Leads, charge nurses, and other employees in supervisory positions are able to model service behaviors for other employees in a unique way. Working alongside frontline employees, their key role is to guide and coach for service behaviors at each opportunity.

Supervisors can put their role into practice:

  • Helping others to understand and apply the services standards to customer interactions: They can incorporate specific standards into training and coaching opportunities and tie the standards to the employee’s actual behavior.
  • Providing appropriate, timely recognition: Even more than managers, supervisors see employees’ work in the trenches on a daily basis. They should be equipped to provide instant recognition of a job well done. They should also be prepared to share the recognition not only with the employee but with that employee’s peers as well, to further encourage peer-to-peer recognition.
  • Supporting and encouraging innovation: Supervisors can lead by example and encourage employees to follow them in implementing innovative customer service solutions.

Staff

Regardless of their position in the organization, all staff members are integral to creating a culture of service excellence.
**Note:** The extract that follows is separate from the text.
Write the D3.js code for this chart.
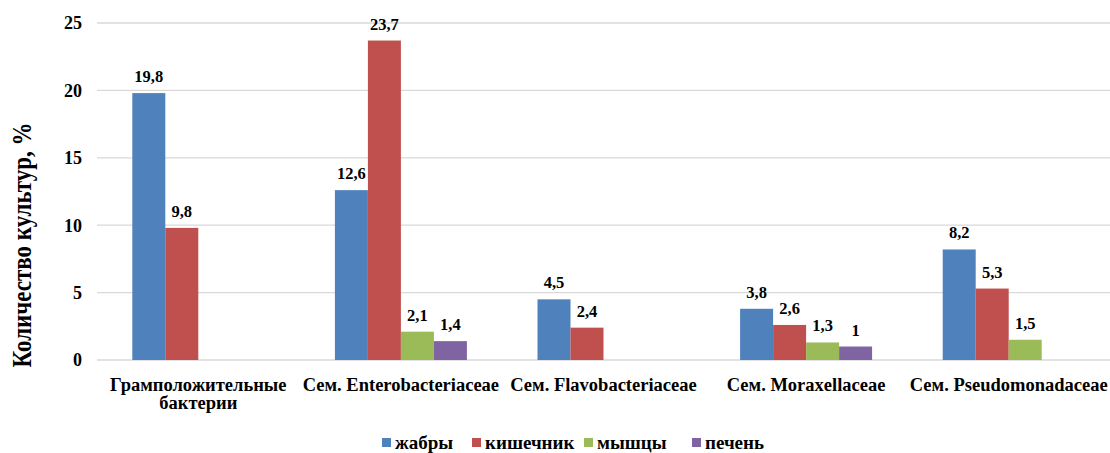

A service attitude that permeates all levels can only exist when everyone is engaged in learning, understanding, and applying service standards in their daily work.

All staff members are charged with the following:

  • Taking responsibility for learning and applying the service standards in all encounters: This can begin even before an employee is hired and is practiced every day thereafter.
  • Identifying ways to apply innovation and problem solving. Improving service levels isn’t a top-down initiative. The staff who are on the front lines, interacting with customers on a daily basis, are the ones most likely to develop workable solutions to improve encounters.
  • Actively participating in recognizing peers: Staff can reinforce service behaviors in each other by seeking out opportunities to thank a peer for going the extra mile.

Take a moment to step back and assess whether the leaders and staff at each level of your organization are fulfilling their core service roles. Is one member of the team overloaded while another feels disconnected from the initiative? Does everyone understand their roles? With staff at all levels of the organization committed to fulfilling these key roles, your service initiative will become a well-oiled machine on its way to service excellence.